Was the Afterlife a series of tests one had to master as he made his way to the Gods? The Book of the Dead with its spells sounds really interesting and the gods in charge of the passage, like Horus, God of Thebes and his sons.

This piece is a work in progress or a draft. I'll update and answer some of my questions as I become better informed. I include here photos from the press package FAM provided. There were no photos of Tut's queen, Ankhesenamun. I included photos of the 1979 opening of the exhibit which I attended, but the line was around the museum and my husband (at the time) didn't want to wait to see the exhibit. I also included photos of the Valley of the Kings where the tomb was found, Howard Carter the archeologist who found the tomb and the monuments to the king, along with his funeral mask and coffins, which are not a part of the exhibit. 31 years ago the gold mask was a part of the touring exhibit, not any longer, which is kind of disappointing after a few hours in the various galleries to come to the end and just have a computer generated images of the compartments that housed King Tut's remains. His grandmother's golden coffin and her funeral mask, along with his unborn children's coffin are on display, but not the rock star himself. You have to go to Eqypt to see this.

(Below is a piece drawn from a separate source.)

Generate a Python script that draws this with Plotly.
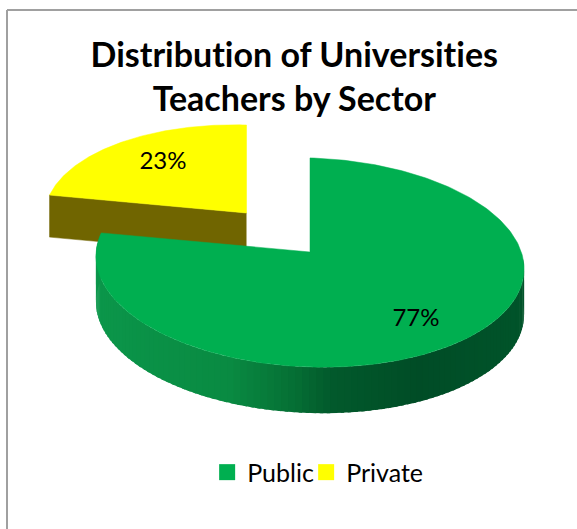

I also included a photo of President Anwar Sadat with Cyril Magnin.


I noticed in the plates that a few of the larger shrines said Metropolitan Museum. If what I read is correct, these items have never left Egypt. The Metropolitan Museum's photographer was present when the items were discovered.

Another ethical question is pilfering the tomb of a renown statesman. How many European kings and queens are sent around the world to lie in state in a variety of museums? King Tut's grandmother and unborn children... are on display.

What happened to letting the dead rest in peace? Again, I don't see the remains of any Europeans circling the globe, yet so many Africans have been on display in museums both alive and dead, the more famous Saartjie Baartman was a living installation in the British Museum and Ota Benga at the New York Zoo. Later Baartman's genitalia were pickled.

Marilyn Nelson's book, "Fortune's Bones: The Manumission Requiem," looks at the story of an anonymous skeleton hanging in the Mattatuck Museum in Connecticut for over 200 years, until recently, as in 1996 when questioned as to its origin and it is found that the bones belong to an enslaved man named Fortune owned by the local doctor. He died at the age of 60 in 1798 and the doctor boiled his skin off the bones and used his skeleton to inform his medical practice, as it did that of his children who also began doctors. This African man's remains remain on view.

So once again the question is, why are Africans or black people disrespected even in death? Why is there a different standard applied to our dead that is not applied to others? Why are black bodies even in death public property?

Did you know that the word for mirror and life--ankh are the same? The image here is of a mirror case, there are two parts. Life is a mirror of our soul. Who we are is reflected in what we do or at least in what we intend to do--this is me talking. I believe that one's intentions count, even the unsuccessful ones.

The museum states on its website that its "goal with this exhibition is to present the beauty, artistry and rarity of the 130 objects from Tut’s tomb and the tombs of his royal ancestors and to share with visitors a comprehensive and educational look at life during the 18th Dynasty, Egypt’s Golden Age. Since it is likely that these objects will not travel again once the new museum in Giza opens, this exhibition presents a unique opportunity to see these wonderful artifacts in person" unless one travels to Egypt which I certainly hope to in the near future.